Card: This is Walk’s 3rd Topps card.
Pic: Another sea of powder blue. I think Walk needs to lose the cheesy 'stache.
Player: Bob Walk was a 3rd round pick of the Phillies in 1976 and was called up to the big leagues in May of ’80. He joined the rotation and made 27 starts with a winning record de-spite a 4.57 ERA. He did not pitch in the NLCS but started, and won Game 1 of the World Series against the Royals even though he gave up six runs. The Phillies went on to win the series and the 23 year-old won a championship ring in his rookie season.
During spring training in 1981 the Phillies sent Walk to Atlanta in exchange for Gary Matthews. Walk’s time in Atlanta was not successful. He had a 4.57 ERA in 43 innings of work in ’81 and spent part of the year back at AAA. He stayed with the Braves for all of the ’82 season but posted a 4.87 ERA in 164 innings. Walk gave up a run in one inning of work in the NLCS against the Cardinals. Walk spent most of ’83 back at AAA Richmond and pitched just 3.2 innings with the Braves.
The Braves released Walk in March of ’84 and he was signed by the Pirates a week later. He spent most of the next two seasons pitching for AAA Hawaii. He was called up to Pittsburgh both years and pitched effectively with a 3.52 ERA in 11 total starts. Walk was used a long reliever and spot starter in ’86, racking up 141 innings with a 3.75 ERA. He assumed the same role in ’87 and did an excellent job with a 3.31 ERA in 117 innings.
Walk was plugged into the rotation in ’88 and started 32 games with a 2.71 ERA. Walk was very good at keeping the ball down and subsequently only allowed 6 home runs all year in 212 innings. His performance earned him a spot on the NL All-Star team. Walk won a career best 13 games in ’89 but was quite hittable as his 4.41 ERA suggests. Walk dealt with injuries in ’90 that limited him to 129 innings. He was effective when healthy, with a 3.75 ERA which was around the league average. The Pirates counted on Walk to start two games in the NLCS against the Reds. Walk won Game 1 but was tagged with the loss in Game 4. For the series he allowed 7 runs in 13 innings.
Walk was 9-2 in ’92 and was used as both a starter and reliever. When the Pirates returned to the NLCS he was used out of the pen three times against the Braves. He did well, earning a save and allowing only two runs in 9.1 frames but Atlanta took the series. Walk switched back and forth from starter to reliever during the ’92 season. Again he thrived in this role with a 3.20 ERA in 135 innings. The Pirates and Braves met again in the ‘92 NLCS. Walk was roughed up in a relief outing Game 2, but was fantastic in his Game 5 start. Walk allowed just three hits and one run in a complete game victory that kept the Bucs hopes alive.
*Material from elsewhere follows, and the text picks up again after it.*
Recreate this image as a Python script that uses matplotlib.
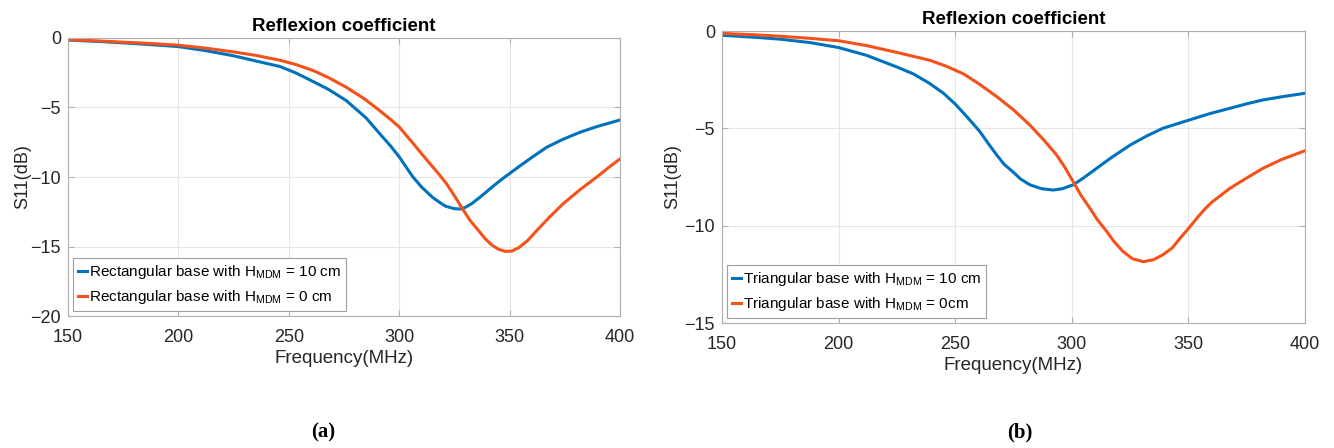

Atlanta ended Pittsburgh’s playoff run, and after three consecutive NL East titles the franchise hasn’t returned to the postseason.
Walk was a starter in ’93 and although he tied his career best with 13 wins, he took his lumps with a WHIP of 1.519 and his 5.68 ERA. Walk was released at the season’s conclusion and he called it a career.
Stuff: Two-seam fastball, curve, slider, change
Flipside: Walk struck out 150 at single-A Peninsula and 135 at double-A Reading but he never struck out more than 94 in a major league season.
Oddball: In a 1998 USA Today Baseball Weekly Poll asking readers to vote for the player they would pay the most to watch, Bob Walk received two votes. When asked for a comment, Walk replied "I didn't know my kids subscribed to Baseball Weekly".
History: Bob Walk compiled a 105-81 record in his 14 year career. He pitched in 350 games, 259 starts with a 4.03 ERA (ERA+ 93). He seemed to do well when he wasn't a full time starter and was a valuable member of the Pirates early 90's squad that won three divisions in a row. He won a World Series with the Phillies and was once an All-Star.
Today Walk provides color commentary on Pirates broadcasts.